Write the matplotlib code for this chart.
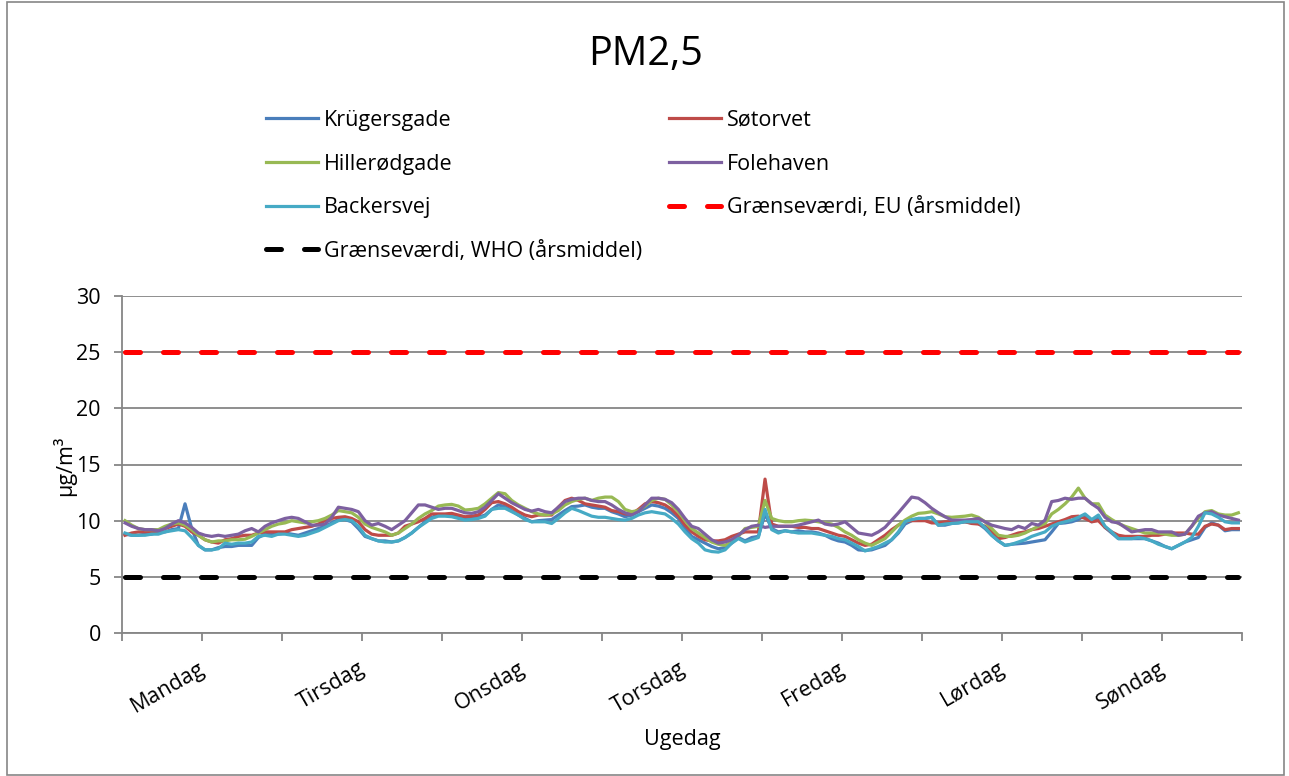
import matplotlib
matplotlib.use("Agg")
import matplotlib.pyplot as plt
from matplotlib.patches import Rectangle
import numpy as np

plt.rcParams['font.family'] = ['Open Sans', 'DejaVu Sans']

title = "PM2,5"
days = ["Mandag", "Tirsdag", "Onsdag", "Torsdag", "Fredag", "Lørdag", "Søndag"]
series_names = ["Krügersgade", "Søtorvet", "Hillerødgade", "Folehaven", "Backersvej"]
eu_label = "Grænseværdi, EU (årsmiddel)"
who_label = "Grænseværdi, WHO (årsmiddel)"
x_label = "Ugedag"
y_label = "µg/m³"
eu_limit = 25
who_limit = 5

# hourly values (Monday 00 .. Sunday 23)
kruegersgade = [
    8.8, 8.7, 8.7, 8.8, 8.8, 9.0, 9.0, 9.2, 9.3, 11.5, 9.3, 7.8, 7.4, 7.4, 7.6, 7.7, 7.7, 7.8, 7.8, 7.8, 8.5, 8.8, 8.8, 8.8,
    8.9, 8.8, 8.7, 8.9, 9.1, 9.3, 9.5, 9.8, 10.1, 10.1, 9.9, 9.3, 8.6, 8.4, 8.2, 8.2, 8.1, 8.2, 8.5, 8.9, 9.4, 9.9, 10.3, 10.5,
    10.5, 10.5, 10.4, 10.2, 10.2, 10.3, 10.5, 11.0, 11.4, 11.25, 10.9, 10.5, 10.2, 9.9, 10.0, 10.05, 10.1, 10.5, 10.9, 11.25, 11.3, 11.4, 11.2, 11.1,
    11.1, 10.8, 10.6, 10.35, 10.5, 10.8, 11.1, 11.4, 11.3, 11.1, 10.7, 10.2, 9.3, 8.6, 8.3, 8.0, 7.7, 7.5, 7.6, 8.0, 8.5, 8.2, 8.5, 8.6,
    10.6, 9.3, 9.0, 9.1, 9.0, 9.1, 9.0, 9.0, 8.9, 8.7, 8.4, 8.2, 8.1, 7.8, 7.4, 7.35, 7.4, 7.6, 7.8, 8.3, 8.9, 9.7, 10.0, 10.2,
    10.2, 10.3, 9.6, 9.6, 9.75, 9.8, 9.9, 9.8, 9.75, 9.3, 8.7, 8.2, 7.8, 7.9, 7.95, 8.0, 8.1, 8.2, 8.3, 9.0, 9.75, 9.8, 9.9, 10.1,
    10.5, 9.9, 10.3, 9.4, 8.9, 8.4, 8.4, 8.4, 8.4, 8.4, 8.2, 8.0, 7.7, 7.5, 7.8, 8.1, 8.3, 8.5, 9.4, 9.8, 9.6, 9.1, 9.2, 9.2,
]
soetorvet = [
    8.7, 8.9, 9.0, 9.0, 9.0, 9.1, 9.3, 9.5, 9.7, 9.5, 9.0, 8.7, 8.3, 8.1, 8.0, 8.3, 8.4, 8.6, 8.7, 8.7, 8.9, 9.0, 9.0, 9.0,
    9.0, 9.2, 9.3, 9.4, 9.5, 9.7, 10.0, 10.2, 10.3, 10.35, 10.2, 9.9, 9.2, 8.8, 8.7, 8.7, 8.7, 8.9, 9.5, 9.7, 9.9, 10.2, 10.6, 10.6,
    10.6, 10.65, 10.5, 10.35, 10.4, 10.5, 11.0, 11.6, 11.7, 11.5, 11.2, 10.8, 10.5, 10.35, 10.5, 10.5, 10.5, 11.2, 11.8, 12.0, 11.8, 11.5, 11.4, 11.3,
    11.2, 10.9, 10.8, 10.6, 10.6, 11.0, 11.5, 11.7, 11.6, 11.4, 11.0, 10.4, 9.6, 9.0, 8.6, 8.3, 8.2, 8.2, 8.3, 8.6, 8.8, 9.0, 9.0, 9.0,
    13.7, 9.7, 9.5, 9.5, 9.5, 9.4, 9.4, 9.3, 9.3, 9.1, 8.9, 8.7, 8.6, 8.3, 8.0, 7.8, 7.9, 8.3, 8.7, 9.2, 9.6, 9.9, 10.0, 10.0,
    10.0, 9.8, 9.8, 9.9, 9.9, 9.9, 9.9, 9.75, 9.7, 9.5, 9.0, 8.4, 8.5, 8.7, 8.9, 9.0, 9.2, 9.3, 9.5, 9.7, 9.9, 10.1, 10.35, 10.4,
    10.2, 9.9, 10.0, 9.4, 9.0, 8.7, 8.6, 8.6, 8.6, 8.6, 8.7, 8.7, 8.8, 8.9, 8.9, 8.9, 8.8, 8.8, 9.5, 9.7, 9.6, 9.2, 9.3, 9.3,
]
hilleroedgade = [
    10.0, 9.6, 9.3, 9.2, 9.2, 9.2, 9.5, 9.7, 9.8, 9.6, 9.2, 8.7, 8.3, 8.1, 8.2, 8.2, 8.3, 8.3, 8.35, 8.6, 8.9, 9.2, 9.5, 9.7,
    9.8, 10.0, 9.9, 9.8, 9.9, 10.0, 10.2, 10.5, 10.9, 10.8, 10.7, 10.3, 9.7, 9.4, 9.2, 9.0, 8.7, 8.9, 9.3, 9.7, 10.2, 10.6, 10.9, 11.3,
    11.4, 11.45, 11.3, 10.95, 11.0, 11.1, 11.5, 12.0, 12.5, 12.4, 11.8, 11.4, 11.1, 10.8, 10.6, 10.5, 10.6, 10.9, 11.4, 11.7, 11.9, 12.0, 11.8, 12.0,
    12.1, 12.1, 11.7, 11.0, 10.8, 10.9, 11.3, 11.8, 12.0, 11.9, 11.4, 10.8, 10.0, 9.3, 8.9, 8.5, 8.1, 7.9, 7.8, 8.1, 8.6, 9.3, 9.4, 9.5,
    11.8, 10.2, 10.0, 9.9, 9.9, 10.0, 10.05, 10.0, 9.9, 9.8, 9.7, 9.4, 9.0, 8.7, 8.3, 8.0, 7.8, 8.1, 8.4, 9.0, 9.6, 10.05, 10.4, 10.65,
    10.7, 10.8, 10.6, 10.35, 10.3, 10.35, 10.4, 10.5, 10.3, 9.9, 9.3, 8.7, 8.6, 8.6, 8.7, 8.9, 9.2, 9.5, 9.75, 10.6, 11.0, 11.5, 12.1, 12.9,
    12.0, 11.5, 11.5, 10.5, 10.1, 9.75, 9.5, 9.3, 9.1, 8.9, 8.9, 8.9, 8.8, 8.7, 8.7, 8.8, 9.5, 10.2, 10.8, 10.9, 10.6, 10.5, 10.5, 10.7,
]
folehaven = [
    9.8, 9.5, 9.3, 9.2, 9.2, 9.1, 9.3, 9.7, 10.0, 9.8, 9.4, 8.9, 8.7, 8.6, 8.7, 8.6, 8.7, 8.8, 9.1, 9.3, 9.0, 9.5, 9.8, 10.0,
    10.2, 10.3, 10.2, 9.9, 9.6, 9.6, 9.7, 10.3, 11.2, 11.1, 11.0, 10.8, 10.0, 9.6, 9.75, 9.5, 9.2, 9.6, 10.0, 10.7, 11.4, 11.4, 11.2, 11.0,
    11.1, 11.1, 10.9, 10.7, 10.65, 10.8, 11.2, 11.8, 12.4, 12.0, 11.6, 11.3, 11.0, 10.85, 11.0, 10.8, 10.7, 11.2, 11.7, 11.9, 12.0, 12.0, 11.8, 11.7,
    11.7, 11.4, 11.0, 10.7, 10.5, 10.8, 11.4, 12.0, 12.0, 11.9, 11.6, 11.0, 10.2, 9.5, 9.3, 8.8, 8.3, 8.0, 8.1, 8.3, 8.7, 9.2, 9.5, 9.6,
    9.4, 9.5, 9.5, 9.5, 9.5, 9.6, 9.75, 9.9, 10.05, 9.7, 9.6, 9.7, 9.9, 9.4, 8.9, 8.8, 8.7, 9.0, 9.4, 10.05, 10.7, 11.4, 12.1, 12.0,
    11.6, 11.1, 10.7, 10.35, 10.05, 10.05, 10.05, 10.1, 10.2, 9.9, 9.6, 9.45, 9.3, 9.2, 9.5, 9.3, 9.75, 9.6, 10.05, 11.7, 11.8, 12.0, 11.9, 12.0,
    12.0, 11.5, 11.1, 10.3, 9.9, 9.8, 9.4, 9.0, 9.1, 9.2, 9.2, 9.0, 9.0, 9.0, 8.7, 8.8, 9.5, 10.4, 10.7, 10.8, 10.5, 10.35, 10.2, 10.05,
]
backersvej = [
    8.9, 8.7, 8.7, 8.7, 8.8, 8.8, 9.0, 9.1, 9.2, 9.1, 8.5, 7.8, 7.4, 7.4, 7.5, 8.0, 7.9, 8.0, 8.0, 8.1, 8.6, 8.7, 8.6, 8.8,
    8.8, 8.7, 8.6, 8.7, 8.9, 9.1, 9.4, 9.7, 10.0, 10.1, 10.0, 9.5, 8.7, 8.4, 8.2, 8.1, 8.1, 8.2, 8.5, 8.9, 9.4, 9.8, 10.2, 10.4,
    10.4, 10.35, 10.2, 10.05, 10.1, 10.2, 10.4, 11.0, 11.1, 11.1, 10.8, 10.5, 10.1, 9.9, 9.9, 9.9, 9.75, 10.2, 10.7, 11.1, 10.9, 10.65, 10.4, 10.3,
    10.3, 10.2, 10.1, 10.05, 10.2, 10.5, 10.7, 10.8, 10.7, 10.6, 10.2, 9.7, 9.0, 8.4, 8.0, 7.4, 7.25, 7.2, 7.4, 8.0, 8.4, 8.1, 8.3, 8.5,
    11.0, 9.2, 8.9, 9.1, 9.0, 8.9, 8.9, 8.9, 8.8, 8.7, 8.6, 8.4, 8.3, 8.0, 7.7, 7.3, 7.5, 7.7, 8.0, 8.3, 9.0, 9.9, 10.1, 10.2,
    10.2, 10.3, 9.6, 9.7, 9.75, 9.8, 9.9, 9.9, 9.9, 9.4, 8.7, 8.2, 7.8, 7.9, 8.1, 8.3, 8.6, 8.8, 9.0, 9.5, 9.75, 9.9, 10.05, 10.3,
    10.6, 10.1, 10.5, 9.5, 9.0, 8.4, 8.4, 8.4, 8.5, 8.4, 8.2, 7.9, 7.7, 7.5, 7.8, 8.1, 8.5, 9.5, 10.7, 10.6, 10.3, 9.9, 9.8, 9.8,
]

colors = ["#4A7EBB", "#BE4B48", "#98B954", "#7D60A0", "#46AAC5"]
grid_color = "#868686"
fs = 15.5

W, H = 1289, 776
fig = plt.figure(figsize=(W / 100, H / 100), dpi=100)
ax = fig.add_axes([121.7 / W, 1 - 633 / H, 1120 / W, 337 / H])

all_series = [kruegersgade, soetorvet, hilleroedgade, folehaven, backersvej]
n = len(kruegersgade)
x = np.arange(n) + 0.5
handles = []
for vals, name, c in zip(all_series, series_names, colors):
    h, = ax.plot(x, vals, color=c, lw=2.3, label=name, zorder=3, solid_joinstyle='round')
    handles.append(h)

eu_h, = ax.plot([0.5, n - 0.5], [eu_limit, eu_limit], color="#FF0000", lw=3.6,
                dashes=(3.0, 4.6), dash_capstyle='round', zorder=2, label=eu_label)
who_h, = ax.plot([0.5, n - 0.5], [who_limit, who_limit], color="#000000", lw=3.6,
                 dashes=(3.0, 4.6), dash_capstyle='round', zorder=2, label=who_label)

ax.set_xlim(0, n)
ax.set_ylim(0, 30)
ax.set_yticks(np.arange(0, 31, 5))
ax.yaxis.grid(True, color=grid_color, lw=1.3)
ax.set_axisbelow(True)
for s in ["top", "right"]:
    ax.spines[s].set_visible(False)
for s in ["left", "bottom"]:
    ax.spines[s].set_color(grid_color)
    ax.spines[s].set_linewidth(1.3)

ax.set_xticks(np.arange(0, n + 1, 12))
ax.set_xticklabels([])
ax.tick_params(axis='x', length=6, width=1.3, color=grid_color, direction='out')
ax.tick_params(axis='y', length=6, width=1.3, color=grid_color, direction='out',
               labelsize=fs, pad=9)

for k, d in enumerate(days):
    ax.annotate(d, xy=(12 + 24 * k, 0), xycoords='data', xytext=(-2.5, -18),
                textcoords='offset points', rotation=30, rotation_mode='anchor',
                ha='right', va='top', fontsize=fs)

fig.text(64 / W, 1 - 466 / H, y_label, rotation=90, ha='center', va='center', fontsize=fs)
fig.text(682 / W, 1 - 740 / H, x_label, ha='center', va='center', fontsize=fs)

fig.text(646 / W, 1 - 55 / H, title, ha='center', va='center', fontsize=28.5)

leg_kw = dict(frameon=False, fontsize=fs, handlelength=2.4, handletextpad=0.3,
              labelspacing=1.05, borderaxespad=0, borderpad=0)
leg1 = fig.legend([handles[0], handles[2], handles[4], who_h],
                  [series_names[0], series_names[2], series_names[4], who_label],
                  loc='upper left', bbox_to_anchor=(266 / W, 1 - 110 / H), **leg_kw)
leg2 = fig.legend([handles[1], handles[3], eu_h],
                  [series_names[1], series_names[3], eu_label],
                  loc='upper left', bbox_to_anchor=(669 / W, 1 - 110 / H), **leg_kw)

fig.patches.append(Rectangle((7 / W, 1 / H), 1277 / W, 773 / H, transform=fig.transFigure,
                             fill=False, edgecolor=grid_color, lw=1.2))

fig.savefig("out.png", dpi=100, facecolor='white')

──────

= EXERCISE GOAL =
Leave out the pictures and restate, word for word, the lines from the top of the data through the line containing "plt.rcParams['font.family'] = ['Open", both included.

= THE OUTPUT =
Write the matplotlib code for this chart.
import matplotlib
matplotlib.use("Agg")
import matplotlib.pyplot as plt
from matplotlib.patches import Rectangle
import numpy as np

plt.rcParams['font.family'] = ['Open Sans', 'DejaVu Sans']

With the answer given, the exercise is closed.